To return to the Bill, on behalf of the Tánaiste, I wish to inform the House that as a further step, the Government is of the view that it should at this stage be open to proposing the removal of all the conditions for the grant of a divorce set out in Article 41.3.2 of the Constitution. This would not be intended to take away the regulation of divorce and matters associated with it, but it would mean that the conditions for the grant of a divorce would be prescribed by Act of the Oireachtas and not in the Constitution.

This could, for example, facilitate “clean break” divorces where appropriate and in which the possibility of financial and other orders made by a court when granting a divorce being subsequently revisited or varied could be restricted.

The Government has agreed to bring forward amendments to this Bill at Committee Stage to provide for such a constitutional amendment. The Department of Justice and Equality will work with the Office of the Attorney General to formulate an appropriate wording for the amendments. We will also of course have to be careful to hear the further views of those who are experts in this area in formulating these proposals.

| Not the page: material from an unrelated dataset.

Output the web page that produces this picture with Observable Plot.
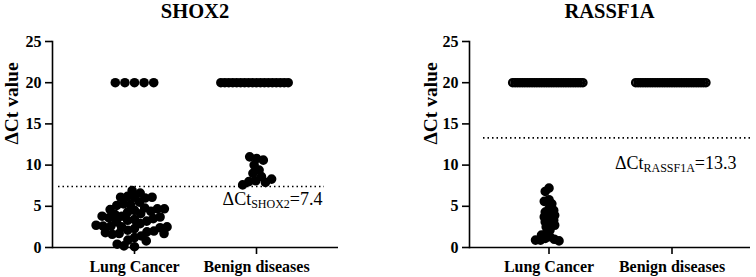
<!DOCTYPE html>
<html><head><meta charset="utf-8">
<script src="https://cdn.jsdelivr.net/npm/d3@7"></script>
<script src="https://cdn.jsdelivr.net/npm/@observablehq/plot@0.6"></script>
<style>
body{margin:0;background:#fff;}
#wrap{display:flex;width:756px;height:277px;overflow:hidden;}
.panel{width:378px;height:277px;position:relative;}
.title{height:22px;line-height:16px;font:bold 20.5px "Liberation Serif","Times New Roman",serif;text-align:center;box-sizing:border-box;color:#000;}
.layer{position:absolute;left:0;top:22px;}
svg{display:block;}
</style></head><body><div id="wrap"></div>
<script>
const groups = ["Lung Cancer", "Benign diseases"];
const yTicks = [0, 5, 10, 15, 20, 25];
const yLabel = "ΔCt value";

// SHOX2 ΔCt values
const shox2Lung = [4.5, 4.3, 3.4, 2.3, 1.2, 2.1, 6.1, 3.3, 1.4, 5.2, 4.1, 2.9, 1.9, 0.9, 0.1, 4.8, 3.8, 2.5, 6.2, 0.8,
  1.7, 3.2, 0.2, 6.6, 5.5, 4.4, 3.1, 2.0, 6.9, 5.3, 4.0, 2.6, 0.4, 6.0, 4.7, 3.5, 1.6, 6.1, 4.6, 2.4,
  1.8, 3.7, 2.5, 1.7, 6.1, 4.7, 3.6, 2.6, 3.8, 2.7, 5.1,
  20, 20, 20, 20, 20];
const shox2Benign = [10.8, 11.0, 10.6, 10.0, 9.4, 9.0, 8.6, 8.1, 8.0, 7.9, 7.6, 8.3,
  20, 20, 20, 20, 20, 20, 20, 20, 20, 20, 20, 20, 20, 20, 20, 20, 20, 20];
const shox2Cutoff = 7.4;

// RASSF1A ΔCt values
const rassf1aLung = [7.2, 6.8, 5.8, 5.6, 5.3, 4.7, 4.3, 4.1, 3.9, 3.5, 3.1, 2.9, 2.5, 2.1, 1.7, 1.3, 1.1, 1.0, 0.9, 0.8,
  3.7, 4.5, 2.7, 3.3, 1.5, 0.9,
  20, 20, 20, 20, 20, 20, 20, 20, 20, 20, 20, 20, 20, 20, 20, 20, 20, 20, 20, 20,
  20, 20, 20, 20, 20, 20, 20, 20, 20, 20];
const rassf1aBenign = [20, 20, 20, 20, 20, 20, 20, 20, 20, 20, 20, 20, 20, 20, 20, 20, 20, 20, 20, 20,
  20, 20, 20, 20, 20, 20, 20, 20, 20, 20];
const rassf1aCutoff = 13.3;

const FONT = '"Liberation Serif","Times New Roman",serif';
const R = 4.8; // visual dot radius

function makePanel(cfg) {
  const div = document.createElement("div");
  div.className = "panel";
  const t = document.createElement("div");
  t.className = "title";
  t.style.paddingLeft = cfg.mL + "px";
  t.style.paddingRight = cfg.mR + "px";
  t.textContent = cfg.title;
  div.appendChild(t);

  const common = {
    width: 378, height: 255,
    marginLeft: cfg.mL, marginRight: cfg.mR, marginTop: 19, marginBottom: 30,
    style: {fontFamily: FONT, fontWeight: "bold", fontSize: "16px", color: "black", background: "transparent"}
  };

  // Layer 1: axes, cut-off line and annotation
  const annText = "ΔCt" + cfg.sub + "=" + cfg.cutoff;
  const axes = Plot.plot({
    ...common,
    y: {domain: [0, 25]},
    x: {type: "band", domain: groups, paddingInner: 0, paddingOuter: cfg.po},
    marks: [
      Plot.frame({anchor: "left", stroke: "black", strokeWidth: 1.6}),
      Plot.axisY({ticks: yTicks, tickSize: 7, tickPadding: 4, strokeWidth: 1.6, label: null, fontSize: 16}),
      Plot.ruleY([0], {stroke: "black", strokeWidth: 1.6}),
      Plot.axisX({anchor: "bottom", label: null, tickSize: 7, tickPadding: 6, strokeWidth: 1.6, fontSize: 16}),
      Plot.text([yLabel], {frameAnchor: "left", rotate: -90, dx: cfg.labelDx, fontSize: 19.5, fontWeight: "bold", text: d => d}),
      Plot.ruleY([cfg.cutoff], {stroke: "black", strokeWidth: 1.6, strokeDasharray: "1.5,3", insetLeft: cfg.insetL, insetRight: cfg.insetR}),
      Plot.text([cfg.cutoff], {y: d => d, text: () => annText, frameAnchor: "right", textAnchor: "end",
        dx: cfg.annDx, dy: cfg.annDy, fontSize: 18, fontWeight: "normal"})
    ]
  });
  for (const el of axes.querySelectorAll("text")) {
    if (el.textContent === annText) {
      el.textContent = "";
      const ns = "http://www.w3.org/2000/svg";
      const a = document.createElementNS(ns, "tspan"); a.textContent = "ΔCt";
      const b = document.createElementNS(ns, "tspan"); b.textContent = cfg.sub; b.setAttribute("font-size", "12"); b.setAttribute("dy", "3");
      const c = document.createElementNS(ns, "tspan"); c.textContent = "=" + cfg.cutoff; c.setAttribute("dy", "-3");
      el.append(a, b, c);
    }
  }

  // Layer 2: the dots, arranged per group with the dodge transform
  const data = [
    ...cfg.lung.map(v => ({group: groups[0], v, kind: v >= 20 ? "row" : "cluster"})),
    ...cfg.benign.map(v => ({group: groups[1], v, kind: v >= 20 ? "row" : "cluster"}))
  ];
  const dotMarks = [];
  for (const g of groups) {
    for (const kind of ["cluster", "row"]) {
      const subset = data.filter(d => d.group === g && d.kind === kind);
      if (!subset.length) continue;
      const rl = cfg.layout[g + "|" + kind];
      dotMarks.push(Plot.dot(subset, Plot.dodgeX({anchor: "middle", padding: 0}, {
        fx: "group", y: "v", r: rl, fill: "black", stroke: "black", strokeWidth: 2 * (R - rl)
      })));
    }
  }
  const dots = Plot.plot({
    ...common,
    y: {domain: [0, 25], axis: null},
    fx: {domain: groups, paddingInner: 0, paddingOuter: cfg.po, axis: null},
    marks: dotMarks
  });

  const l1 = document.createElement("div"); l1.className = "layer"; l1.appendChild(axes);
  const l2 = document.createElement("div"); l2.className = "layer"; l2.appendChild(dots);
  div.append(l1, l2);
  return div;
}

const wrap = document.getElementById("wrap");
wrap.appendChild(makePanel({
  title: "SHOX2", sub: "SHOX2", cutoff: shox2Cutoff, lung: shox2Lung, benign: shox2Benign,
  mL: 52, mR: 40, po: 0.172, labelDx: -41, insetL: 6, insetR: 14, annDx: -16, annDy: 13,
  layout: {"Lung Cancer|cluster": 3.5, "Lung Cancer|row": 4.8, "Benign diseases|cluster": 3.5, "Benign diseases|row": 1.98}
}));
wrap.appendChild(makePanel({
  title: "RASSF1A", sub: "RASSF1A", cutoff: rassf1aCutoff, lung: rassf1aLung, benign: rassf1aBenign,
  mL: 91, mR: 6, po: 0.142, labelDx: -39, insetL: 14, insetR: 0, annDx: -14, annDy: 25,
  layout: {"Lung Cancer|cluster": 2.5, "Lung Cancer|row": 1.21, "Benign diseases|row": 1.21}
}));
</script></body></html>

It is noted that if this Bill passes Second Stage, it will be referred to the Committee on Justice and Equality for pre-legislative scrutiny in accordance with Standing Order 141. The Tánaiste looks forward to engaging with the Committee in relation to the provisions of this Bill.

In conclusion, I would like to thank Deputy Madigan for bringing forward this Bill and initiating a timely debate on the constitutional requirements for divorce. There will obviously be differing views and experiences to be listened to carefully on this subject.

Ultimately, if the Bill is passed by the Houses, the People will have their say in a referendum. This is manifestly not a subject which any of us would or should take lightly, but it is one on which the Government, in supporting Deputy Madigan’s Bill, believes that it is now appropriate to lead.